Chiedeva soldi ai clandestini per essere regolarizzati. A processo parrucchiere 50enne
Quasi 4mila euro per uscire dalla clandestinità e ottenere il permesso di soggiorno. Era la cifra che 5 cittadini cinesi erano disposti a sborsare per poter regolarizzare la propria permanenza in Italia e trovare un lavoro. Il sistema che avrebbe favorito le tasche di un parrucchiere italiano di 50 anni residente a Serra Sant’Abbondio e un intermediario di origine cinese di 40 anni indagato a Prato per la stessa vicenda, era molto semplice e, secondo l’accusa, altrettanto remunerativo. E’ la vicenda di cui si è discusso ieri dinanzi al tribunale collegiale di Pesaro.
Nel 2020 il decreto rilancio aveva dato la possibilità di inoltrare domande di emersione per clandestini che potevano dimostrare di avere un lavoro in Italia. Nell’arco di una finestra temporale ben definita era possibile inviare le domande online a cui avrebbe fatto seguito un’istruttoria da parte della Prefettura che si sarebbe conclusa con la concessione del permesso di soggiorno. Ma c’è chi, come uno dei due imputati per favoreggiamento dell’immigrazione clandestina, ci avrebbe lucrato sopra arrivando a chiedere fino a 4mila euro per ciascuna pratica di regolarizzazione.

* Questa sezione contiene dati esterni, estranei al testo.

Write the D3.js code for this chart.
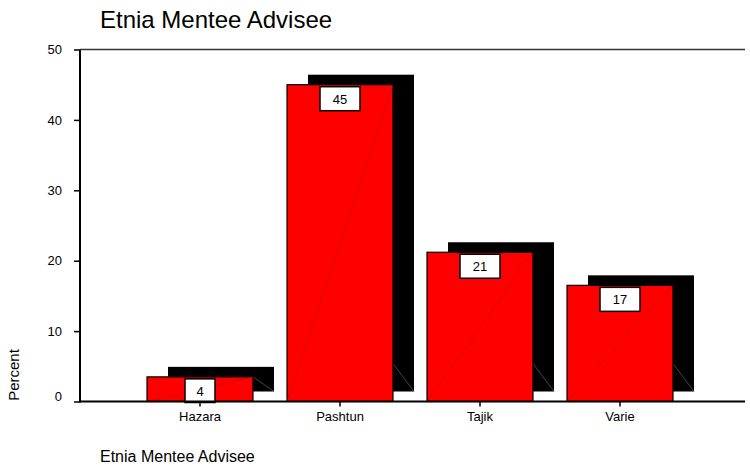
<!DOCTYPE html>
<html>
<head>
<meta charset="utf-8">
<script src="https://cdn.jsdelivr.net/npm/d3@7"></script>
<style>
  body { margin: 0; background: #fff; }
  svg { font-family: "Liberation Sans", Arial, sans-serif; display: block; }
</style>
</head>
<body>
<svg id="chart"></svg>
<script>
const categories = ["Hazara", "Pashtun", "Tajik", "Varie"];
const percents = [3.5, 45.0, 21.2, 16.5];
const yTicks = [0, 10, 20, 30, 40, 50];

const width = 750, height = 471;
const plotLeft = 80, plotRight = 745, plotTop = 49.5, plotBottom = 401.5;
const shadowDx = 21, shadowDy = -10;

const svg = d3.select('#chart')
  .attr('width', width)
  .attr('height', height)
  .style('background', '#fff');

const x = d3.scaleBand()
  .domain(categories)
  .range([130, 690])
  .paddingInner(0.243)
  .paddingOuter(0.1215);
const y = d3.scaleLinear()
  .domain([0, 50])
  .range([plotBottom, plotTop]);

const data = categories.map((c, i) => ({ cat: c, v: percents[i] }));

// shadows
const shadows = svg.append('g');
shadows.selectAll('rect')
  .data(data)
  .join('rect')
    .attr('x', d => x(d.cat) + shadowDx)
    .attr('y', d => y(d.v) + shadowDy)
    .attr('width', x.bandwidth())
    .attr('height', d => y(0) - y(d.v))
    .attr('fill', '#000');
// grey depth edge at the shadow's lower right corner
shadows.selectAll('line')
  .data(data)
  .join('line')
    .attr('x1', d => x(d.cat) + x.bandwidth())
    .attr('y1', d => Math.max(y(d.v), y(0) + shadowDy - 28))
    .attr('x2', d => x(d.cat) + x.bandwidth() + shadowDx)
    .attr('y2', y(0) + shadowDy)
    .attr('stroke', '#666')
    .attr('stroke-width', 0.7);

// bars
const bars = svg.append('g');
bars.selectAll('rect')
  .data(data)
  .join('rect')
    .attr('x', d => x(d.cat))
    .attr('y', d => y(d.v))
    .attr('width', x.bandwidth())
    .attr('height', d => y(0) - y(d.v))
    .attr('fill', '#ff0000')
    .attr('stroke', '#000')
    .attr('stroke-width', 1.2);
// faint diagonal seam inside bars
bars.selectAll('line')
  .data(data)
  .join('line')
    .attr('x1', d => x(d.cat))
    .attr('y1', y(0))
    .attr('x2', d => x(d.cat) + x.bandwidth())
    .attr('y2', d => y(d.v))
    .attr('stroke', '#c80000')
    .attr('stroke-width', 0.6);

// value boxes
const boxes = svg.append('g').selectAll('g')
  .data(data)
  .join('g');
const boxW = d => 20 + 10 * String(Math.round(d.v)).length;
boxes.append('rect')
  .attr('x', d => x(d.cat) + x.bandwidth() / 2 - boxW(d) / 2)
  .attr('y', d => y(d.v) + 2)
  .attr('width', boxW)
  .attr('height', d => Math.min(24, y(0) - y(d.v) - 1))
  .attr('fill', '#fff')
  .attr('stroke', '#000')
  .attr('stroke-width', 1.5);
boxes.append('text')
  .attr('x', d => x(d.cat) + x.bandwidth() / 2)
  .attr('y', d => y(d.v) + 19)
  .attr('text-anchor', 'middle')
  .attr('font-size', 13)
  .attr('fill', '#000')
  .text(d => Math.round(d.v));

// axes
const yAxis = d3.axisLeft(y).tickValues(yTicks).tickSize(6).tickSizeOuter(0).tickPadding(12);
const gy = svg.append('g')
  .attr('transform', `translate(${plotLeft},0)`)
  .call(yAxis);
gy.select('.domain').remove();
gy.selectAll('.tick line').attr('stroke', '#000').attr('stroke-width', 1.5);
gy.selectAll('.tick text').attr('font-size', 13).attr('fill', '#000')
  .attr('font-family', '"Liberation Sans", Arial, sans-serif')
  .attr('y', d => d === 0 ? -5 : 0);

const xAxis = d3.axisBottom(x).tickSize(5).tickSizeOuter(0).tickPadding(5);
const gx = svg.append('g')
  .attr('transform', `translate(0,${plotBottom})`)
  .call(xAxis);
gx.select('.domain').remove();
gx.selectAll('.tick line').attr('stroke', '#000').attr('stroke-width', 1.5);
gx.selectAll('.tick text').attr('font-size', 13).attr('fill', '#000')
  .attr('font-family', '"Liberation Sans", Arial, sans-serif');

// frame lines
svg.append('line')
  .attr('x1', plotLeft).attr('x2', plotLeft)
  .attr('y1', plotTop).attr('y2', plotBottom + 1)
  .attr('stroke', '#000').attr('stroke-width', 2);
svg.append('line')
  .attr('x1', plotLeft).attr('x2', plotRight)
  .attr('y1', plotBottom).attr('y2', plotBottom)
  .attr('stroke', '#000').attr('stroke-width', 2);
svg.append('line')
  .attr('x1', plotLeft).attr('x2', plotRight)
  .attr('y1', plotTop).attr('y2', plotTop)
  .attr('stroke', '#333').attr('stroke-width', 1.3);

// titles
svg.append('text')
  .attr('x', 100).attr('y', 28)
  .attr('font-size', 24)
  .attr('fill', '#000')
  .text('Etnia Mentee Advisee');
svg.append('text')
  .attr('x', 100).attr('y', 462)
  .attr('font-size', 16)
  .attr('fill', '#000')
  .text('Etnia Mentee Advisee');
svg.append('text')
  .attr('transform', `translate(19,375) rotate(-90)`)
  .attr('text-anchor', 'middle')
  .attr('font-size', 15)
  .attr('fill', '#000')
  .text('Percent');
</script>
</body>
</html>
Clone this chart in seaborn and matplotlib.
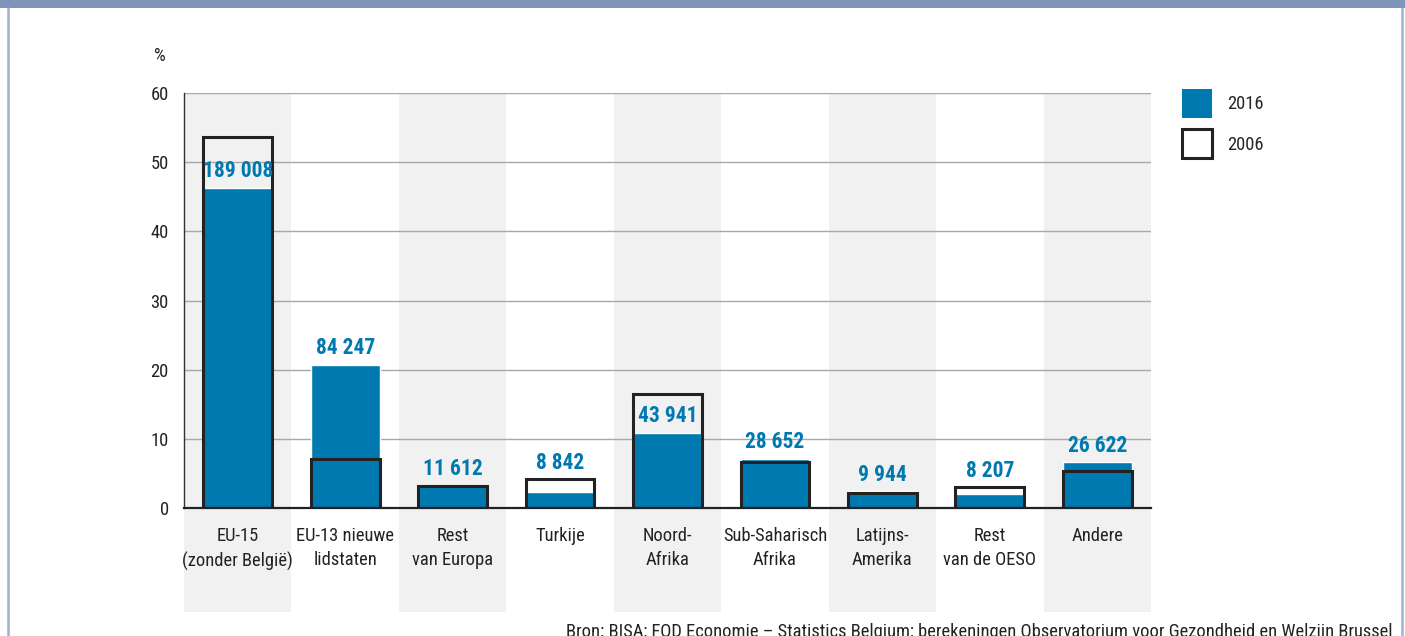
import numpy as np
import pandas as pd
import matplotlib.pyplot as plt
from matplotlib import font_manager as fm
from matplotlib.patches import Patch, Rectangle
from matplotlib.lines import Line2D
import seaborn as sns

categories = ["EU-15\n(zonder België)", "EU-13 nieuwe\nlidstaten", "Rest\nvan Europa", "Turkije",
              "Noord-\nAfrika", "Sub-Saharisch\nAfrika", "Latijns-\nAmerika", "Rest\nvan de OESO", "Andere"]
pct_2016 = [46.3, 20.7, 3.2, 2.3, 10.9, 7.1, 2.4, 2.0, 6.6]
pct_2006 = [53.6, 7.1, 3.2, 4.2, 16.5, 6.6, 2.2, 3.0, 5.4]
counts_2016 = ["189 008", "84 247", "11 612", "8 842", "43 941", "28 652", "9 944", "8 207", "26 622"]
source = "Bron: BISA; FOD Economie – Statistics Belgium; berekeningen Observatorium voor Gezondheid en Welzijn Brussel"

BLUE = "#0079b1"
DARK = "#222222"

sns.set_style("white")

# look for a condensed face (the original uses a narrow sans)
narrow = [f for f in fm.fontManager.ttflist
          if f.stretch in ("condensed", "semi-condensed", "extra-condensed")
          or "Narrow" in f.name or "Condensed" in f.name]
pref = ["Liberation Sans Narrow", "Roboto Condensed", "Open Sans Condensed", "Noto Sans",
        "Open Sans", "Roboto"]
fam = None
for p in pref:
    if any(f.name == p for f in narrow):
        fam = p
        break
if fam is None and narrow:
    fam = narrow[0].name
if fam is None:
    fam = "Roboto"
plt.rcParams["font.family"] = [fam, "DejaVu Sans"]
if any(f.name == fam and f.stretch != "normal" for f in narrow):
    plt.rcParams["font.stretch"] = "condensed"

df = pd.DataFrame({"cat": categories, "y2016": pct_2016, "y2006": pct_2006})

fig = plt.figure(figsize=(14.05, 6.36), dpi=100)
ax = fig.add_axes([184 / 1405, 128 / 636, 967 / 1405, 415 / 636])

# alternating grey bands behind the categories
for i in range(0, len(categories), 2):
    ax.axvspan(i - 0.5, i + 0.5, ymin=-104 / 415, ymax=1, color="#f1f1f1", zorder=0,
               clip_on=False, lw=0)

sns.barplot(data=df, x="cat", y="y2016", color=BLUE, width=0.64, saturation=1, ax=ax, zorder=2)
sns.barplot(data=df, x="cat", y="y2006", fill=False, color=DARK, width=0.64, linewidth=2.2,
            ax=ax, zorder=3)

ax.set_xlim(-0.5, len(categories) - 0.5)
ax.set_ylim(0, 60)
ax.set_yticks(range(0, 61, 10))
ax.yaxis.grid(True, color="#a8a8a8", lw=1)
ax.set_axisbelow(True)
for g in ax.get_ygridlines():
    g.set_zorder(1)
ax.set_xlabel("")
ax.set_ylabel("")
ax.tick_params(axis="both", length=0, labelsize=13.3, colors="#222222")
ax.tick_params(axis="y", pad=11)
ax.tick_params(axis="x", pad=14)
for lab in ax.get_xticklabels():
    lab.set_linespacing(1.42)
    lab.set_verticalalignment("top")

for s in ["top", "right"]:
    ax.spines[s].set_visible(False)
ax.spines["left"].set_color("#333333")
ax.spines["left"].set_linewidth(1)
ax.spines["bottom"].set_color(DARK)
ax.spines["bottom"].set_linewidth(1.6)
ax.spines["bottom"].set_zorder(4)

# value labels
for i, (v16, v06, lab) in enumerate(zip(pct_2016, pct_2006, counts_2016)):
    base = max(v16, v06) if v06 - v16 < 3 else v16
    ax.annotate(lab, (i, base), xytext=(0, 7.5), textcoords="offset points",
                ha="center", va="baseline", fontsize=15.5, fontweight="bold", color=BLUE,
                zorder=5)

ax.text((160 - 184) / 967, (508 - 56) / 415, "%", transform=ax.transAxes, ha="center",
        va="center", fontsize=13.3, color="#222222")

handles = [Patch(facecolor=BLUE, edgecolor=BLUE, lw=0),
           Patch(facecolor="white", edgecolor=DARK, lw=2.2)]
fig.legend(handles, ["2016", "2006"], loc="upper left", bbox_to_anchor=(1182 / 1405, 1 - 89 / 636),
           frameon=False, fontsize=13.3, handlelength=1.62, handleheight=2.05,
           labelspacing=0.6, handletextpad=0.8, borderpad=0, borderaxespad=0)

# title band and frame
fig.patches.append(Rectangle((0, 1 - 8 / 636), 1, 8 / 636, transform=fig.transFigure,
                             facecolor="#7e95b8", lw=0, zorder=0))
fig.lines.append(Line2D([8 / 1405, 8 / 1405], [0, 1 - 8 / 636], transform=fig.transFigure,
                        color="#9fb1cc", lw=1.8))
fig.lines.append(Line2D([1402 / 1405, 1402 / 1405], [0, 1 - 8 / 636], transform=fig.transFigure,
                        color="#9fb1cc", lw=1.8))

fig.text(1392 / 1405, -1 / 636, source, ha="right", va="baseline", fontsize=13.3, color="#222222")

fig.savefig("out.png", dpi=100)
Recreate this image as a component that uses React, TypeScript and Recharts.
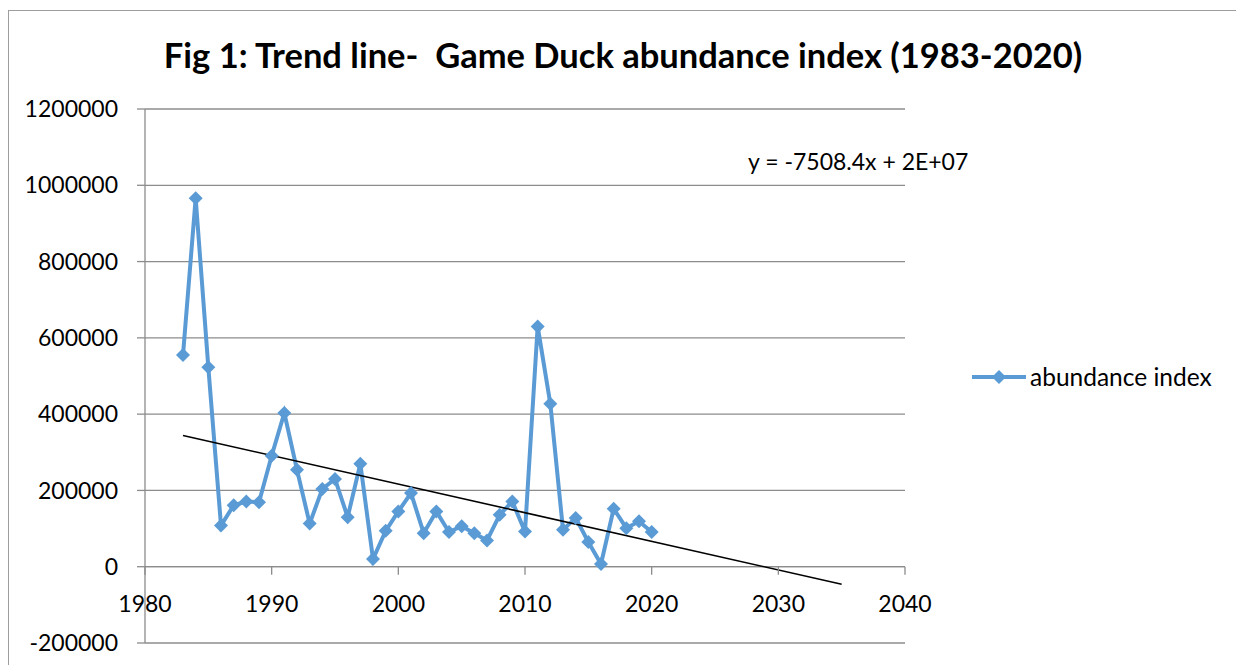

L’indagine del Nucleo Tutela Lavoro dei carabinieri di Pesaro ha però indagato su quelle 5 domande, che facevano capo ad un unico datore di lavoro, il parrucchiere di Serra Sant’Abbondio, appunto, individuando un potenziale illecito da diverse migliaia di euro. Ieri in aula è stato ascoltato il luogotenente Fabrizio Notarnicola, del Nucleo Tutela lavoro dei carabinieri di Pesaro che ha indagato sulla vicenda. "Nella domanda di emersione veniva presentato un fatturato di 30mila euro per un’azienda di allevamento lumache, dove i cittadini cinesi avrebbe prestato servizio, in un terreno agricolo a Serra Sant’Abbondio, che di fatto non esisteva – ha illustrato il luogotenente –. L’intermediario, indagato a Prato, rimediava ai clandestini in cerca di regolarizzazione, il nominativo dell’altro imputato di origine italiana che, dietro compenso, si fingeva datore di lavoro per fargli ottenere il permesso. Tra i clandestini c’erano anche due coniugi. Abbiamo interrogato il marito, oggi anche lui imputato per non aver collaborato con la polizia giudiziaria nel corso delle indagini, che ha detto di non conoscere affatto quello che doveva essere, sulla carta, il proprio datore di lavoro e che in provincia di Pesaro e Urbino, lui, non c’era mai stato perché viveva a Prato".